生涯研修の取材から

歯科医院内のコミュニケーション

生涯研修の取材から

本年度の日本歯科医師会の生涯研修が始まりました。
テーマは「基本診療の徹底、安全、安心、快適」です。
これは治療する側、治療される側、両サイドに関わる永遠のテーマだと思います。私も講師のひとりとして参加しています。担当はコミュニケーションです。私の担当の第一回は岐阜県歯科医師会でした。熱心に聴講され、前向きの姿勢で質疑が交わされたのは印象的でした。
医療は地域によって特徴も差もありますから、ワンパターンでは解決しないことが多いのも事実です。私はいつも患者サイドから見て、患者がどのように歯科医を、歯科医療を見ているのかを素直に聴いてみることが大切だと考えています。
そんな中で、医療側と患者側がどのようにコミュニケーションをとるべきかの方法論を考えるべきだと思います。これは、事実は事実として受け止め、直すべきは直す。正すべきは正す。将来に向けて考えを柔軟にしながら対応することが重要だと思うのです。
そこで地域の人たちの偽らざる声を聴いて回りました。25歳から50歳代の女性のことばです。あなたは歯科医師としてどのように感じますか。また、どう対処しますか。

ごく一般の人の歯科診療のイメージ

まだまだこんな声が多いのです。
「歯医者さんは怖い、痛くする、治るのに時間がかかる。治療費が高いんじゃない?」

例1 電車の中での中年女性の会話

「とにかくねェ、痛くしない歯医者なんていないのよ。痛さがわかってないんだものね。だからサァ、近くの薬屋へ行ったら、いろんな鎮痛剤を売ってるじゃない。あれで十分よ。なんでいまさら、もっと痛いことしてもらわなくちゃならないのかって思うわよねェ。」「それにサァ、隣の台で歯をケズっている音を聞くと、それだけで帰りたくなっちゃうわよ。」「そう、ちょっとやっただけで、『では様子を見て、また来週。予約していってください。』でしょ?なんでもっと早く治らないのかなあっていつも思うのよ。」「それにサァ、治療費が高くない?入れ歯なんて保険のきかないのをすぐすすめるんだもんね。」 『痛くするので怖い』というのは、年代を越えて歯科医療の常識のようです。あなたはこの辺をどのように対応していますか?

例2 研修会の質疑の中で

ある歯科医師が、「若い母親がこどもに、『言うことを聞かないと歯医者へつれていくよ。』と言っているのを聞いて、まだ歯科医というのは、そんな風に思われているのかとぞっとしました。」と話していました。
実は、母親からそのように言われて育った人は多いのです。それらの人達は本当に良い歯科医にめぐり逢えないでいるのです。これは事実ですから、どう対応するか大問題です。

歯科医をどうやって選ぶか

100パーセント「口こみ」です。大病院は避けたがります。従って開業医が良い仕事をするしかないのです。患者は未知なる世界にいるものの、無知ではありません。やはり患者という「当事者」です。こんな声を聞きました。

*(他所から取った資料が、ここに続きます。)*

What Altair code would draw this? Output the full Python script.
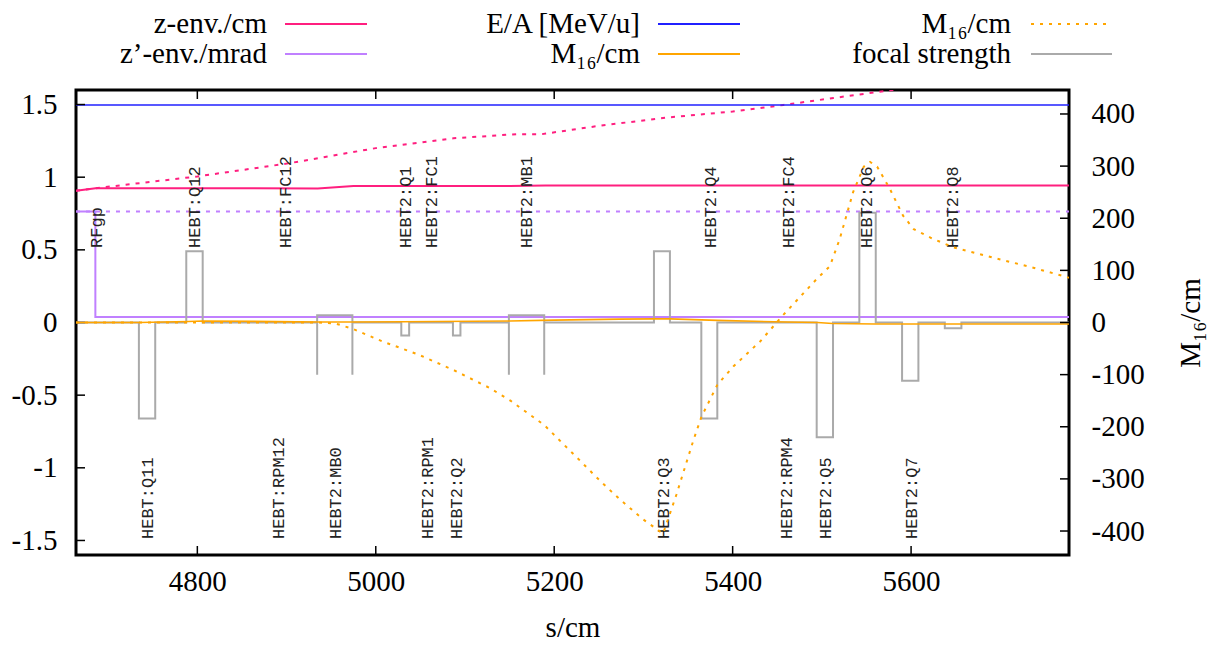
import altair as alt
import pandas as pd

# ---------------- data ----------------
S_DOMAIN = [4664, 5777]
L_DOMAIN = [-1.6, 1.6]
R_DOMAIN = [-446, 446]

x_ticks = [4800, 5000, 5200, 5400, 5600]
yl_ticks = [-1.5, -1.0, -0.5, 0.0, 0.5, 1.0, 1.5]
yr_ticks = [-400, -300, -200, -100, 0, 100, 200, 300, 400]

# E/A [MeV/u]
ea_s = [4664, 5777]
ea_v = [1.497, 1.497]

# z-env./cm (solid)
zenv_s = [4664, 4686, 4935, 4975, 5150, 5190, 5777]
zenv_v = [0.906, 0.924, 0.923, 0.940, 0.940, 0.943, 0.943]

# x-env (dotted pink, no key)
xenv_s = [4664, 4686, 4800, 4903, 5000, 5087, 5158, 5186, 5251, 5326, 5400, 5457, 5513, 5590]
xenv_v = [0.906, 0.924, 1.005, 1.096, 1.200, 1.268, 1.296, 1.296, 1.354, 1.410, 1.452, 1.497, 1.545, 1.609]

# z'-env./mrad (solid purple)
zpenv_s = [4664, 4685.7, 4685.7, 5777]
zpenv_v = [0.764, 0.764, 0.037, 0.037]

# x'-env (dotted purple, no key)
xpenv_s = [4664, 5777]
xpenv_v = [0.764, 0.764]

# M16/cm solid (right axis)
m16a_s = [4664, 4735, 4790, 4806, 4935, 4975, 5030, 5150, 5200, 5273, 5312, 5330, 5365, 5383, 5460, 5495, 5512, 5560, 5777]
m16a_v = [0, 0, 2, 3, 1, 1, 1.5, 3, 4.5, 6.4, 7, 7, 5, 4, 1, 0, -2, -3, -3]

# M16/cm dotted (right axis)
m16b_s = [4664, 4935, 4955, 4974, 5007, 5047, 5087, 5127, 5151, 5189, 5226, 5251, 5274, 5300, 5322,
          5337, 5356, 5365, 5383, 5401, 5431, 5457, 5494, 5509, 5520, 5535, 5547, 5554, 5562, 5576,
          5591, 5603, 5625, 5648, 5700, 5737, 5777]
m16b_v = [0, 0, -2, -12, -36, -61, -91, -125, -150, -197, -260, -303, -340, -378, -405,
          -330, -226, -181, -119, -84, -36, 15, 83, 108, 160, 250, 299, 308, 299, 257,
          205, 179, 160, 144, 121, 105, 86]

# focal strength elements
elem_start = [4734.5, 4787.6, 4934.3, 5028.6, 5086.5, 5149.2, 5311.8, 5364.9, 5494.2, 5542.0, 5589.9, 5637.8]
elem_end   = [4752.8, 4806.0, 4973.8, 5037.4, 5094.9, 5188.8, 5329.7, 5382.8, 5512.5, 5560.4, 5608.2, 5656.4]
elem_k     = [-0.66, 0.49, 0.05, -0.09, -0.09, 0.05, 0.49, -0.66, -0.79, 0.755, -0.40, -0.04]
elem_edge  = [0, 0, -0.36, 0, 0, -0.36, 0, 0, 0, 0, 0, 0]

# element labels
up_names = ["RFgp", "HEBT:Q12", "HEBT:FC12", "HEBT2:Q1", "HEBT2:FC1", "HEBT2:MB1",
            "HEBT2:Q4", "HEBT2:FC4", "HEBT2:Q6", "HEBT2:Q8"]
up_s = [4688, 4797, 4899, 5034, 5063, 5170, 5376, 5463, 5551, 5647]
lo_names = ["HEBT:Q11", "HEBT:RPM12", "HEBT2:MB0", "HEBT2:RPM1", "HEBT2:Q2",
            "HEBT2:Q3", "HEBT2:RPM4", "HEBT2:Q5", "HEBT2:Q7"]
lo_s = [4745, 4891, 4955, 5058, 5091, 5323, 5461, 5505, 5601]
UP_LEVEL = 0.513
LO_LEVEL = -1.49

# ---------------- styling ----------------
W, H = 993, 465
FONT = "Liberation Serif"
FS = 29
PINK = "#ff1f7f"
PURPLE = "#c080ff"
BLUE = "#2020ff"
ORANGE = "#ffa500"
GRAY = "#aaaaaa"

xscale = alt.Scale(domain=S_DOMAIN, nice=False, zero=False)
lscale = alt.Scale(domain=L_DOMAIN, nice=False, zero=False)
rscale = alt.Scale(domain=R_DOMAIN, nice=False, zero=False)

common = dict(grid=False, domain=False, ticks=False, tickSize=0, labelOverlap=False,
              labelFont=FONT, labelFontSize=FS, labelColor="black",
              titleFont=FONT, titleFontSize=FS, titleColor="black", titleFontWeight="normal")

xaxis = alt.Axis(values=x_ticks, labelExpr="'' + datum.value", labelPadding=12,
                 title="s/cm", titleY=72, titleBaseline="middle", **common)
laxis = alt.Axis(values=yl_ticks, labelExpr="'' + datum.value", labelPadding=19, title=None, **common)
raxis = alt.Axis(values=yr_ticks, labelExpr="'' + datum.value", labelPadding=22, orient="right",
                 title="M₁₆/cm", titleAngle=270, titleX=121, titleY=H / 2,
                 titleAlign="center", titleBaseline="middle", **common)


def X(f):
    return alt.X(f, type="quantitative", scale=xscale, axis=xaxis)


def YL(f):
    return alt.Y(f, type="quantitative", scale=lscale, axis=laxis)


def YR(f):
    return alt.Y(f, type="quantitative", scale=rscale, axis=raxis)


def series(s, v):
    return pd.DataFrame({"s": s, "v": v, "i": list(range(len(s)))})


def line(df, color, yfn, width=2.0, dash=None):
    kw = dict(color=color, strokeWidth=width, clip=True)
    if dash is not None:
        kw["strokeDash"] = dash
    return alt.Chart(df).mark_line(**kw).encode(x=X("s"), y=yfn("v"), order=alt.Order("i:Q"))


# focal strength path
fs_s, fs_v = [S_DOMAIN[0]], [0.0]
for a, b, k, e in zip(elem_start, elem_end, elem_k, elem_edge):
    if e != 0:
        fs_s += [a, a, a, b, b, b]
        fs_v += [0.0, e, k, k, e, 0.0]
    else:
        fs_s += [a, a, b, b]
        fs_v += [0.0, k, k, 0.0]
fs_s.append(S_DOMAIN[1])
fs_v.append(0.0)

left_layers = [
    line(series(xpenv_s, xpenv_v), PURPLE, YL, 1.8, [4, 6]),
    line(series(xenv_s, xenv_v), PINK, YL, 2.0, [4, 6]),
    line(series(ea_s, ea_v), BLUE, YL, 1.6),
    line(series(zenv_s, zenv_v), PINK, YL, 2.0),
    line(series(zpenv_s, zpenv_v), PURPLE, YL, 2.0),
    line(series(fs_s, fs_v), GRAY, YL, 2.0),
]

lab_df = pd.DataFrame({"name": up_names + lo_names, "s": up_s + lo_s,
                       "lv": [UP_LEVEL] * len(up_s) + [LO_LEVEL] * len(lo_s)})
labels = alt.Chart(lab_df).mark_text(angle=270, align="left", baseline="middle",
                                     font="Liberation Mono", fontSize=17, color="#222222").encode(
    x=X("s"), y=YL("lv"), text="name:N")
left_layers.append(labels)

# inward tick marks
xt = pd.DataFrame({"s": x_ticks})
left_layers.append(alt.Chart(xt).mark_rule(color="black", strokeWidth=1.5).encode(
    x=X("s"), y=alt.value(H), y2=alt.value(H - 9)))
left_layers.append(alt.Chart(xt).mark_rule(color="black", strokeWidth=1.5).encode(
    x=X("s"), y=alt.value(0), y2=alt.value(9)))
ylt = pd.DataFrame({"v": yl_ticks})
left_layers.append(alt.Chart(ylt).mark_rule(color="black", strokeWidth=1.5).encode(
    y=YL("v"), x=alt.value(0), x2=alt.value(9)))

# key (top, three columns, text left of sample line)
key_entries = [
    ("z-env./cm", 191, -66, 209, 291, PINK, None),
    ("z’-env./mrad", 191, -36, 209, 291, PURPLE, None),
    ("E/A [MeV/u]", 564, -66, 582, 664, BLUE, None),
    ("M₁₆/cm", 564, -36, 582, 664, ORANGE, None),
    ("M₁₆/cm", 935, -66, 955, 1036, ORANGE, [3, 6]),
    ("focal strength", 935, -36, 955, 1036, GRAY, None),
]
one = pd.DataFrame({"k": [0]})
for lab, tx, ty, l1, l2, col, dash in key_entries:
    left_layers.append(alt.Chart(one).mark_text(align="right", baseline="middle", font=FONT,
                                                fontSize=FS, color="black").encode(
        x=alt.value(tx), y=alt.value(ty), text=alt.value(lab)))
    kw = dict(color=col, strokeWidth=2)
    if dash is not None:
        kw["strokeDash"] = dash
    left_layers.append(alt.Chart(one).mark_rule(**kw).encode(
        x=alt.value(l1), x2=alt.value(l2), y=alt.value(ty)))

right_layers = [
    line(series(m16a_s, m16a_v), ORANGE, YR, 1.6),
    line(series(m16b_s, m16b_v), ORANGE, YR, 2.0, [3, 6]),
]
yrt = pd.DataFrame({"v": yr_ticks})
right_layers.append(alt.Chart(yrt).mark_rule(color="black", strokeWidth=1.5).encode(
    y=YR("v"), x=alt.value(W - 9), x2=alt.value(W)))

chart = alt.layer(alt.layer(*left_layers), alt.layer(*right_layers)).resolve_scale(
    y="independent"
).properties(
    width=W, height=H, autosize="none",
    padding={"left": 76, "top": 90, "right": 1217 - 76 - W, "bottom": 645 - 90 - H},
).configure(
    font=FONT
).configure_view(
    stroke="black", strokeWidth=3
)

chart.save("out.html", embed_options={"renderer": "svg", "actions": False})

  • なぜ歯科医は自分の名前を言わないのか。こんな社会は一方的すぎで、親和感も生れない。挨拶もできないのか。
  • なぜ患者の話を的確に聴いてくれないのか。ろくに事情も聴かず、すぐ「アーンして」。信じてよいのかと思う。
  • 治療の進度がわからないので、転院は常識的です。疑念が重なり不信に陥る人はかなり多いとわかりました。当事者である患者は、医師を選ぶ権利を持っていますので、初診時から患者さんをより正確に理解すべきです。そこからコミュニケーションは始まります。
  • 「昔言われた『医は知らしむべからず、寄らしむべし』と考えている歯科医が多いのではないか。時代錯誤もはなはだしい。」と言うのです。いわゆるインフォームドコンセントの心理的原点です。

まだまだ辛らつな意見はつづきますが、逆転して考えると、歯科医への期待は大きいと言えます。ちょっと気を配ればずい分かわるのではないでしょうか。ではまた。